Automation can mean many things, from streamlining input of site data into software that can then be shared across systems, to using computer vision to automatically identify components at a site. Ten years ago, employing electronic downtilt tools for antenna deployments and network optimization saved the industry untold time and money by allowing antenna repositioning without a truck roll. With virtualization, artificial intelligence and machine learning, the potential benefits of automation are even greater today. 

There are certain things you have to do manually – physical installation of servers, physical cabling, deploying small cell eNodeBs, towers and antennas,” said Raja. “But once you have those absolutely necessary items so many other things that go in the system can be virtualized. With the advent of autonomy and virtualization, the networks will adapt to changing conditions, and adding AI and machine learning will further prepare the networks to be proactive rather than be reactive so you will have a very consistent customer experience, create new opportunities and new revenue models, and allow different types of vendors to participate in the ecosystem. It’s basically a boon for the American economy. 

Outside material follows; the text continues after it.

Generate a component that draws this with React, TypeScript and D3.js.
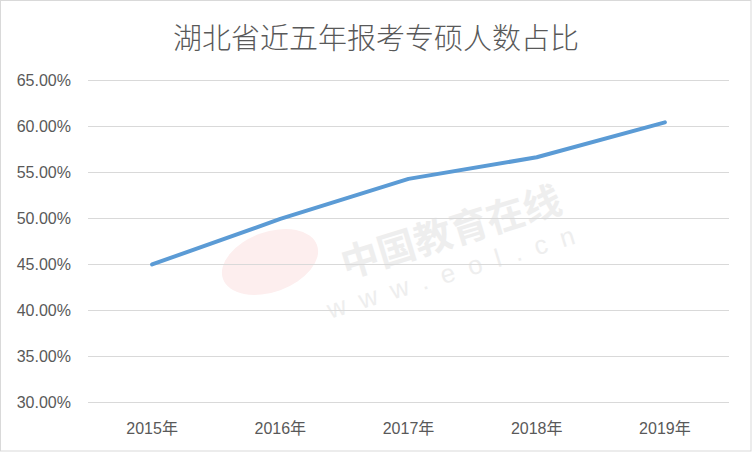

While automation sounds like a great idea, widespread deployment of tools won’t happen until players in the telecom ecosystem adopt them. 

Who wants to pay for it? That’s the milliondollar questions,” said Meiyappan. “Whoever feels the most pain will pay for it.” 

Pain points that can be solved by automation include deployment and maintenance costs, time to market and a consistent high-quality customer experience, the panelists said. Raj said he sees adoption starting from the top of the food chain – at the wireless carrier level – because that is where the capex spend comes from. Wireless carriers are also feeling pressure on their margins as the revenue per gigabyte is going down, which could drive adoption of automation, he said.  

“Obviously when you do things manually, you need more people and you need more time,” said Raj.  Every carrier has a site database, and in the past that database needs to be entered manually by each employee or whoever the network engineer is once the site is built. Now everything has an API, and that means you can have one software talk to another software in the same language and now you can take the software and update the whole database within a very short period of time. You save on the cost because you need less people. You save on the time. And you save on operating expenses because now you have more accurate information that came from the tool rather than somebody making an error and somebody correcting it later. 

Eliminating the human element can also free people up to perform more important tasks.  

Humans tend to get fatigued. A machine on the other handcan repeat the same set of instructions thousands to millions of times once programmed by a human,” said Raja. “It can repeat that instruction any number of times exactly the same way, point to point, without having the human element of fatigue, which makes automation so much more efficient. And why do you want to have a human bogged down with manual tasks and mundane tasks which otherwise can be done by machines?  … Once the system is set up and installed you can do things like benchmarks, performance metrics, KPIs, and SLAs. These can be repeated, automated any number of times so you have a consistent system which has constant checks on it. You don’t need to have humans going to check on it all the time. 

Meiyappan pointed to a use case at a smallcell vendor where technicians would collect data at a site, bring it back to the office, review it, find missing data and then have to get permits to go back to the site to collect the missing data. When working within a 90-day time frame for completion of a project, doing this work manually can be burdensome and questions persist about accuracy of the data collected. 

Typically, in the software industry they say you can have two of: faster, cheaper or better,” said Meiyappan. “In the telecom industry as you go to implementations, I think you can have all three. It can be faster. It will be cheaper if you do automation and it will definitely be better because you get really accurate information at your fingertips throughout the entire system. You collect data only once. It’s never entered again.Automation where you collect the data with the device in the field and it goes all the way to the cloud to the operator database, that would be the Holy Grail.